A dramatic tension was created with Harduvel pitted against the secrets buried deep in the miles-long wiring that eventually was proved to be the reason for a series of F-16 crashes. Principal photography took place in southern California, although the production had no access to USAF bases, the ingenious use of a solitary "mocked-up" F-16 fighter and USAF fighters created by the special effects team of Stargate Films, were seamlessly blended into the film. A number of evocative images by Isidore Mankofsky of the F-16 are used for effect, later to be recognized by an Emmy nomination for his cinematography. Also notable is the music by Stewart Copeland, best-known to the public as the drummer for the British band The Police, but who also was a very successful composer with an extensive career in films and TV productions.

==Reception==
Originally aired in the United States by HBO on May 30, 1992, Afterburn was re-broadcast in October that year and released shortly after as a home video in both VHS and DVD formats. Although not garnering a great deal of attention from critics, most reviews were favorable, centering on the drama in the story.
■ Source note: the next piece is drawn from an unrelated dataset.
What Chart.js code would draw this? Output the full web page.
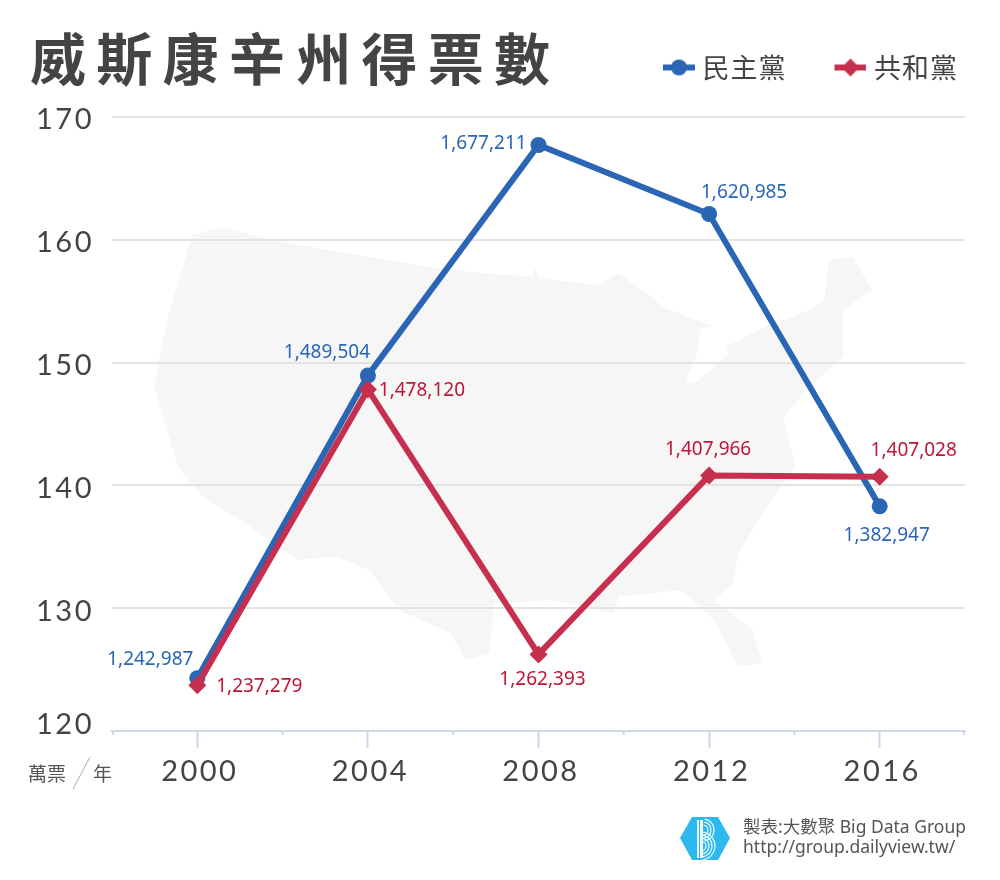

Ken Tucker considered that the film, dedicated to the memory of Ted Harduvel, was successful because of "complex performances of Spano and, especially, Dern—they give 'Afterburn' the emotional weight its real-life subjects deserve." Sandra Brennan called it "... riveting, fact-based made-for-cable drama."

===Awards===
Afterburn received a number of nominations in various categories including Molly Lopata nominated for the "Artios" Best Casting for TV Movie of the Week for the 1992 Casting Society of America Award, Isidore Mankofsky for Outstanding Individual Achievement in Cinematography for a 1992 Emmy in the Miniseries or a Special category and Jerrold L. Ludwig for Outstanding Individual Achievement in the 1992 Emmy for Editing for a Miniseries or a Special - Single Camera Production, as well as for editing in the Best Edited Television Special category for the 1993 American Cinema Editors, USA Award.

Although Laura Dern was nominated for the 1992 Emmy for Outstanding Lead Actress in a Miniseries or a Special, but was unsuccessful, she went on to win a 1993 Golden Globe Award for the Best Performance by an Actress in a Mini-Series or Motion Picture Made for TV category.